■ Requirement
Word for word, restate every line of the material.

■ Source material

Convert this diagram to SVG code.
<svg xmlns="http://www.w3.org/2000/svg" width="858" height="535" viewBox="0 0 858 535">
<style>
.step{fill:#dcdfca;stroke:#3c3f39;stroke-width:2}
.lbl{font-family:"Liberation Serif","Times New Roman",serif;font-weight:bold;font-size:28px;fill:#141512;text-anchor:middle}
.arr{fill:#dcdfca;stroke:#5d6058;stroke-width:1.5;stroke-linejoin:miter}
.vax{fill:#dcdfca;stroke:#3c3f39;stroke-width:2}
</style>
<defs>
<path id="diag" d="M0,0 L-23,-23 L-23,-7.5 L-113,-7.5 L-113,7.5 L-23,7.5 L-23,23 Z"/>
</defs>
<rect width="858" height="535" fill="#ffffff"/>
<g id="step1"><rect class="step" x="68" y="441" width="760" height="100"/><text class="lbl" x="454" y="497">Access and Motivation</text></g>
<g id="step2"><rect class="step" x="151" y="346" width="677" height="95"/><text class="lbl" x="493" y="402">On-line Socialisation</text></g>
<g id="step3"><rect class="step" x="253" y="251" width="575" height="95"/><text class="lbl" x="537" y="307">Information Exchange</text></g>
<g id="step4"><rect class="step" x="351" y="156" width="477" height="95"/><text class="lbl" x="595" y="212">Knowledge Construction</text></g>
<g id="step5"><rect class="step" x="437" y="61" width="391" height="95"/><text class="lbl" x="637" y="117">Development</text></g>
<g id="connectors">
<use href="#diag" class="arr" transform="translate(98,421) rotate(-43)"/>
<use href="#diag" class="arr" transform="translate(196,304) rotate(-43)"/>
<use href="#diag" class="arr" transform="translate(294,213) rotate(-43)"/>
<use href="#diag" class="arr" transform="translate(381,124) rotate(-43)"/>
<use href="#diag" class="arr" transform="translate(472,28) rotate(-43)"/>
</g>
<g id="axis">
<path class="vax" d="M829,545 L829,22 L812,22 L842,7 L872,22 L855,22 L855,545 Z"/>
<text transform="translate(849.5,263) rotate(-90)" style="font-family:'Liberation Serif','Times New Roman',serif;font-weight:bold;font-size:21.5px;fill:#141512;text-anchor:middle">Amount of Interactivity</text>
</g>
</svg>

■ Written response
Convert this diagram to SVG code.
<svg xmlns="http://www.w3.org/2000/svg" width="858" height="535" viewBox="0 0 858 535">
<style>
.step{fill:#dcdfca;stroke:#3c3f39;stroke-width:2}
.lbl{font-family:"Liberation Serif","Times New Roman",serif;font-weight:bold;font-size:28px;fill:#141512;text-anchor:middle}
.arr{fill:#dcdfca;stroke:#5d6058;stroke-width:1.5;stroke-linejoin:miter}
.vax{fill:#dcdfca;stroke:#3c3f39;stroke-width:2}
</style>
<defs>
<path id="diag" d="M0,0 L-23,-23 L-23,-7.5 L-113,-7.5 L-113,7.5 L-23,7.5 L-23,23 Z"/>
</defs>
<rect width="858" height="535" fill="#ffffff"/>
<g id="step1"><rect class="step" x="68" y="441" width="760" height="100"/><text class="lbl" x="454" y="497">Access and Motivation</text></g>
<g id="step2"><rect class="step" x="151" y="346" width="677" height="95"/><text class="lbl" x="493" y="402">On-line Socialisation</text></g>
<g id="step3"><rect class="step" x="253" y="251" width="575" height="95"/><text class="lbl" x="537" y="307">Information Exchange</text></g>
<g id="step4"><rect class="step" x="351" y="156" width="477" height="95"/><text class="lbl" x="595" y="212">Knowledge Construction</text></g>
<g id="step5"><rect class="step" x="437" y="61" width="391" height="95"/><text class="lbl" x="637" y="117">Development</text></g>
<g id="connectors">
<use href="#diag" class="arr" transform="translate(98,421) rotate(-43)"/>
<use href="#diag" class="arr" transform="translate(196,304) rotate(-43)"/>
<use href="#diag" class="arr" transform="translate(294,213) rotate(-43)"/>
<use href="#diag" class="arr" transform="translate(381,124) rotate(-43)"/>
<use href="#diag" class="arr" transform="translate(472,28) rotate(-43)"/>
</g>
<g id="axis">
<path class="vax" d="M829,545 L829,22 L812,22 L842,7 L872,22 L855,22 L855,545 Z"/>
<text transform="translate(849.5,263) rotate(-90)" style="font-family:'Liberation Serif','Times New Roman',serif;font-weight:bold;font-size:21.5px;fill:#141512;text-anchor:middle">Amount of Interactivity</text>
</g>
</svg>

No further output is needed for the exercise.